DO THIS: Pictures aside, quote the whole listing exactly.

DATA PROVIDED:
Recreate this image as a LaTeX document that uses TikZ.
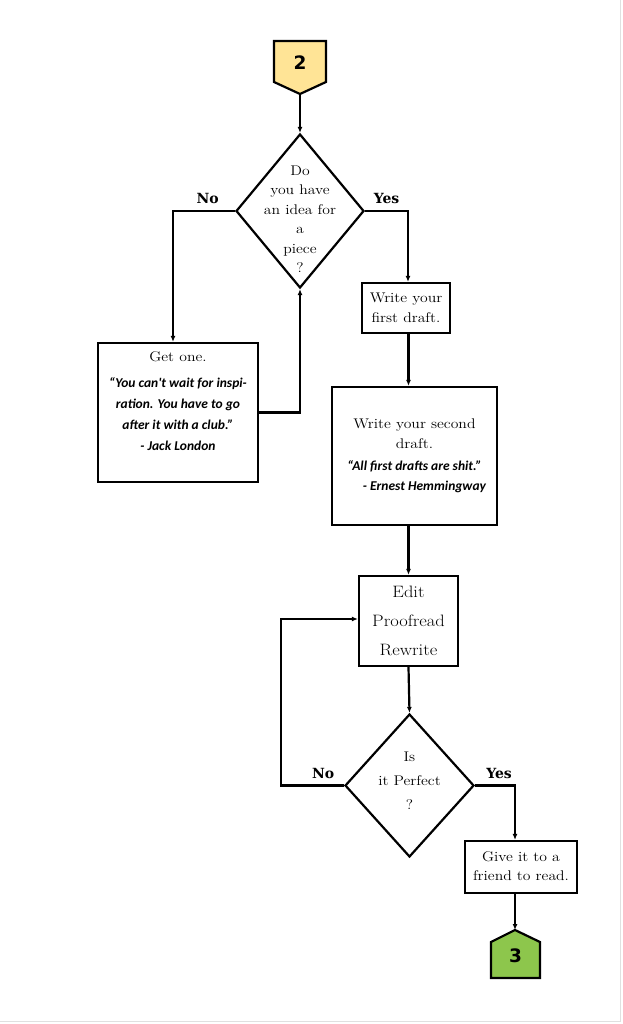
\documentclass[tikz,border=0pt]{standalone}
\usepackage{fontspec}
\setmainfont{Latin Modern Roman}[FakeStretch=1.12]
\newfontfamily\quotefont{Carlito}
\newfontfamily\numfont{DejaVu Sans}
\newfontfamily\answerfont{DejaVu Serif}
\usepackage{xcolor}
\usetikzlibrary{arrows.meta,positioning,shapes.geometric}
\definecolor{startyellow}{RGB}{255,228,150}
\definecolor{endgreen}{RGB}{141,198,76}

\begin{document}
\begin{tikzpicture}[
  x=1pt, y=-1pt,
  line width=2.2pt,
  box/.style={draw, line width=2.2pt, inner sep=0pt},
  decision/.style={diamond, draw, line width=2.2pt, inner sep=0pt},
  txt/.style={align=center, inner sep=0pt, font=\fontsize{14}{19.5}\selectfont},
  quote/.style={align=center, inner sep=0pt, font=\quotefont\bfseries\itshape\fontsize{13.5}{21}\selectfont},
  answer/.style={inner sep=0pt, font=\answerfont\bfseries\fontsize{14}{16}\selectfont},
  num/.style={inner sep=0pt, font=\numfont\bfseries\fontsize{18.5}{20}\selectfont},
  arr/.style={-{Latex[length=6pt,width=5pt]}, line width=2.2pt},
]
\useasboundingbox (0,0) rectangle (622,1024);
\draw[black!12, line width=1.5pt] (620.5,0) -- (620.5,1021.5) -- (0,1021.5);

% start connector
\draw[line width=2.2pt, fill=startyellow] (274,41) -- (326,41) -- (326,82) -- (300,94) -- (274,82) -- cycle;
\node[num] (two) at (300,63) {2};
\coordinate (twotip) at (300,94);

% first question
\node[decision, minimum width=128, minimum height=154] (idea) at (300,211) {};
\node[txt] (ideatxt) at (300,219) {Do\\you have\\an idea for\\a\\piece\\?};

\node[box, minimum width=160, minimum height=139] (getone) at (178,412.5) {};
\node[quote, below=9pt of getone.north] (getonetxt)
  {{\rmfamily\mdseries\upshape\fontsize{14}{21}\selectfont Get one.}\\[5pt]
   “You can't wait for inspi-\\ration. You have to go\\after it with a club.”\\- Jack London};

\node[box, minimum width=88, minimum height=50] (draft1) at (406,308) {};
\node[txt] (draft1txt) at (406,308) {Write your\\first draft.};

\node[box, minimum width=165, minimum height=138] (draft2) at (414.5,456) {};
\node[txt, below=32pt of draft2.north] (draft2txt)
  {Write your second\\draft.\\[3pt]
   {\quotefont\bfseries\itshape\fontsize{13.5}{21}\selectfont “All first drafts are shit.”}\\
   {\quotefont\bfseries\itshape\fontsize{13.5}{21}\selectfont \hspace*{20pt}- Ernest Hemmingway}};

% revision loop
\node[box, minimum width=99, minimum height=90] (edit) at (408.5,621) {};
\node[txt, font=\fontsize{16.5}{29}\selectfont] (edittxt) at (408.5,620.5) {Edit\\Proofread\\Rewrite};

\node[decision, minimum width=129, minimum height=143] (perfect) at (409.5,785.5) {};
\node[txt, font=\fontsize{14}{24}\selectfont] (perfecttxt) at (409.5,781) {Is\\it Perfect\\?};

\node[box, minimum width=112, minimum height=52] (give) at (521,867) {};
\node[txt] (givetxt) at (521,866) {Give it to a\\friend to read.};

% end connector
\draw[line width=2.2pt, fill=endgreen] (515,930) -- (540,942) -- (540,978) -- (491,978) -- (491,942) -- cycle;
\node[num] (three) at (515.5,956) {3};
\coordinate (threetip) at (515,930);

\draw[arr] (twotip) -- (idea.north);
\draw[arr] (idea.west) -| node[answer, pos=0.22, above=6pt]{No} ([xshift=-5pt]getone.north);
\draw[arr] (getone.east) -| (idea.south);
\draw[arr] (idea.east) -| node[answer, pos=0.25, above=6pt]{Yes} ([xshift=2pt]draft1.north);
\draw[arr] (draft1.south -| edit.north) -- (draft2.north -| edit.north);
\draw[arr] (draft2.south -| edit.north) -- (edit.north);
\draw[arr] (edit.south) -- (perfect.north);
\draw[arr] (perfect.west) -- node[answer, pos=0.33, above=6pt]{No} ++(-63,0) |- ([yshift=2pt]edit.west);
\draw[arr] (perfect.east) -| node[answer, pos=0.3, above=6pt]{Yes} ([xshift=-6pt]give.north);
\draw[arr] ([xshift=-6pt]give.south) -- (threetip);
\end{tikzpicture}
\end{document}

WRITTEN ANSWER:
Recreate this image as a LaTeX document that uses TikZ.
\documentclass[tikz,border=0pt]{standalone}
\usepackage{fontspec}
\setmainfont{Latin Modern Roman}[FakeStretch=1.12]
\newfontfamily\quotefont{Carlito}
\newfontfamily\numfont{DejaVu Sans}
\newfontfamily\answerfont{DejaVu Serif}
\usepackage{xcolor}
\usetikzlibrary{arrows.meta,positioning,shapes.geometric}
\definecolor{startyellow}{RGB}{255,228,150}
\definecolor{endgreen}{RGB}{141,198,76}

\begin{document}
\begin{tikzpicture}[
  x=1pt, y=-1pt,
  line width=2.2pt,
  box/.style={draw, line width=2.2pt, inner sep=0pt},
  decision/.style={diamond, draw, line width=2.2pt, inner sep=0pt},
  txt/.style={align=center, inner sep=0pt, font=\fontsize{14}{19.5}\selectfont},
  quote/.style={align=center, inner sep=0pt, font=\quotefont\bfseries\itshape\fontsize{13.5}{21}\selectfont},
  answer/.style={inner sep=0pt, font=\answerfont\bfseries\fontsize{14}{16}\selectfont},
  num/.style={inner sep=0pt, font=\numfont\bfseries\fontsize{18.5}{20}\selectfont},
  arr/.style={-{Latex[length=6pt,width=5pt]}, line width=2.2pt},
]
\useasboundingbox (0,0) rectangle (622,1024);
\draw[black!12, line width=1.5pt] (620.5,0) -- (620.5,1021.5) -- (0,1021.5);

% start connector
\draw[line width=2.2pt, fill=startyellow] (274,41) -- (326,41) -- (326,82) -- (300,94) -- (274,82) -- cycle;
\node[num] (two) at (300,63) {2};
\coordinate (twotip) at (300,94);

% first question
\node[decision, minimum width=128, minimum height=154] (idea) at (300,211) {};
\node[txt] (ideatxt) at (300,219) {Do\\you have\\an idea for\\a\\piece\\?};

\node[box, minimum width=160, minimum height=139] (getone) at (178,412.5) {};
\node[quote, below=9pt of getone.north] (getonetxt)
  {{\rmfamily\mdseries\upshape\fontsize{14}{21}\selectfont Get one.}\\[5pt]
   “You can't wait for inspi-\\ration. You have to go\\after it with a club.”\\- Jack London};

\node[box, minimum width=88, minimum height=50] (draft1) at (406,308) {};
\node[txt] (draft1txt) at (406,308) {Write your\\first draft.};

\node[box, minimum width=165, minimum height=138] (draft2) at (414.5,456) {};
\node[txt, below=32pt of draft2.north] (draft2txt)
  {Write your second\\draft.\\[3pt]
   {\quotefont\bfseries\itshape\fontsize{13.5}{21}\selectfont “All first drafts are shit.”}\\
   {\quotefont\bfseries\itshape\fontsize{13.5}{21}\selectfont \hspace*{20pt}- Ernest Hemmingway}};

% revision loop
\node[box, minimum width=99, minimum height=90] (edit) at (408.5,621) {};
\node[txt, font=\fontsize{16.5}{29}\selectfont] (edittxt) at (408.5,620.5) {Edit\\Proofread\\Rewrite};

\node[decision, minimum width=129, minimum height=143] (perfect) at (409.5,785.5) {};
\node[txt, font=\fontsize{14}{24}\selectfont] (perfecttxt) at (409.5,781) {Is\\it Perfect\\?};

\node[box, minimum width=112, minimum height=52] (give) at (521,867) {};
\node[txt] (givetxt) at (521,866) {Give it to a\\friend to read.};

% end connector
\draw[line width=2.2pt, fill=endgreen] (515,930) -- (540,942) -- (540,978) -- (491,978) -- (491,942) -- cycle;
\node[num] (three) at (515.5,956) {3};
\coordinate (threetip) at (515,930);

\draw[arr] (twotip) -- (idea.north);
\draw[arr] (idea.west) -| node[answer, pos=0.22, above=6pt]{No} ([xshift=-5pt]getone.north);
\draw[arr] (getone.east) -| (idea.south);
\draw[arr] (idea.east) -| node[answer, pos=0.25, above=6pt]{Yes} ([xshift=2pt]draft1.north);
\draw[arr] (draft1.south -| edit.north) -- (draft2.north -| edit.north);
\draw[arr] (draft2.south -| edit.north) -- (edit.north);
\draw[arr] (edit.south) -- (perfect.north);
\draw[arr] (perfect.west) -- node[answer, pos=0.33, above=6pt]{No} ++(-63,0) |- ([yshift=2pt]edit.west);
\draw[arr] (perfect.east) -| node[answer, pos=0.3, above=6pt]{Yes} ([xshift=-6pt]give.north);
\draw[arr] ([xshift=-6pt]give.south) -- (threetip);
\end{tikzpicture}
\end{document}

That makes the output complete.